Ever since then he’s been plot­ting his revenge and Hanna is to be the instru­ment of it. She’s a killing machine, trained for one pur­pose and once unleashed she com­mences her mis­sion with com­mend­able single-mindedness. Except the out­side world sur­prises her, and the people she meets (the ones not try­ing to kill her, at least) sug­gest her fath­er has missed out a lot about the pos­it­ive side of human nature and what it feels like to be a teenager.

So, the film altern­ates between well-constructed viol­ent action set-pieces (fea­tur­ing an often pun­ish­ingly loud soundtrack by the Chemical Brothers) and the coming-of-age char­ac­ter stuff. The ques­tion then becomes which strand of the story will decide the character’s fate. There’s a lot to enjoy in Hanna, not least Wright’s intel­li­gent use of unusu­al loc­a­tions, but it ulti­mately feels like an oppor­tun­ity missed. At the begin­ning (and the end) Hanna says to a char­ac­ter she’s just shot, “I just missed your heart” and that goes for the film as a whole too, I think.

I’d like to com­mend Event Cinemas for cel­eb­rat­ing the 25th anniversary of the Kiwi clas­sic Footrot Flats: The Dog’s Tail Tale by put­ting the new digit­ally cleaned up ver­sion back on the big screen for a couple of weeks. I hadn’t seen it since it first opened at the Embassy back in 1987 and was pleased to see that the anim­a­tion had scrubbed up pretty well and that the humour remained intact. There are many pleas­ures, not least (greatest liv­ing New Zealander) John Clarke’s lugubri­ous vocal per­form­ance as Wal.

It’s good to be reminded that there was a time when one of the main plot threads in a New Zealand movie could be the impend­ing vis­it of an All Black select­or to watch the annu­al grudge match between Raupo and The Mill Team. Like anoth­er Herbs’ song (from the same era as Footrot Flats’ “Slice of Heaven”) once said so sagely: “Long ago, was so long ago.”

Final Destination 5 is best described as a Final Destination film. Like the Saw movies, it knows that suc­cess or fail­ure is built on meet­ing audi­ence expect­a­tion – any­thing over and above that is gravy. For the unini­ti­ated, the premise is simple: good look­ing young per­son has a pre­mon­i­tion about an impend­ing dis­aster and saves his good look­ing young mates from oth­er­wise cer­tain death. But some­how they’ve cheated fate and one by one, in ways that could only have been inven­ted by ACC ad cam­paign copy­writers, they get what’s com­ing to them.
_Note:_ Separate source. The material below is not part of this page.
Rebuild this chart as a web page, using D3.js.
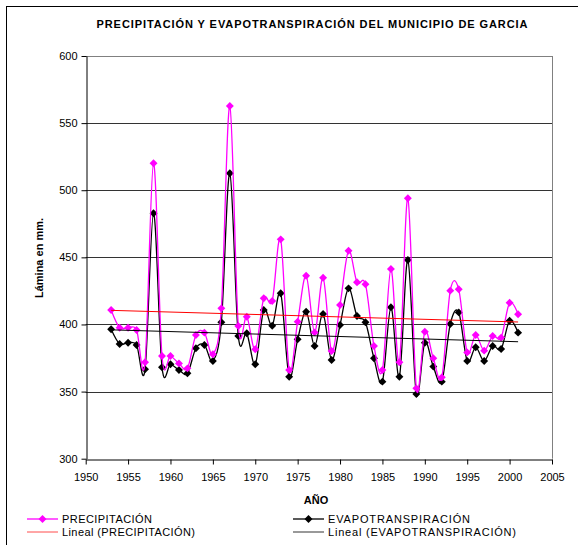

Unlike the Saw films, though, their fate isn’t dic­tated by char­ac­ter or beha­viour. These are ordin­ary (good look­ing) cit­izens who are not being pun­ished for prim­al sins or deep per­son­al­ity flaws. The mes­sage is simple: some­where there’s a badly main­tained air con­di­tion­ing unit with your name on it. And there’s noth­ing you can do – being a bet­ter per­son isn’t going to save you. Which is a pretty ugly and dra­mat­ic­ally unsat­is­fy­ing mes­sage when you think about it.

Italian thrill­er The Double Hour played in last year’s Film Festival so my memory is hazy, but as I recall I thought its twists and turns weren’t clev­er so much as cheat­ing by need­ing large amounts of audi­ence credu­lity. A lonely hotel cham­ber­maid (Ksenia Rappoport) starts a pas­sion­ate rela­tion­ship with ex-cop Filippo Timi after they meet speed dat­ing. He’s a secur­ity guard for an Italian bil­lion­aire and while they are dal­ly­ing up at his coun­try house they are robbed and beaten. She loses her memory, he loses his job, and then we get to see a plot ravel and unravel, end­ing with an res­ol­u­tion you will either buy or you won’t. I didn’t.

Printed in Wellington’s Capital Times on Wednesday 7 September, 2011.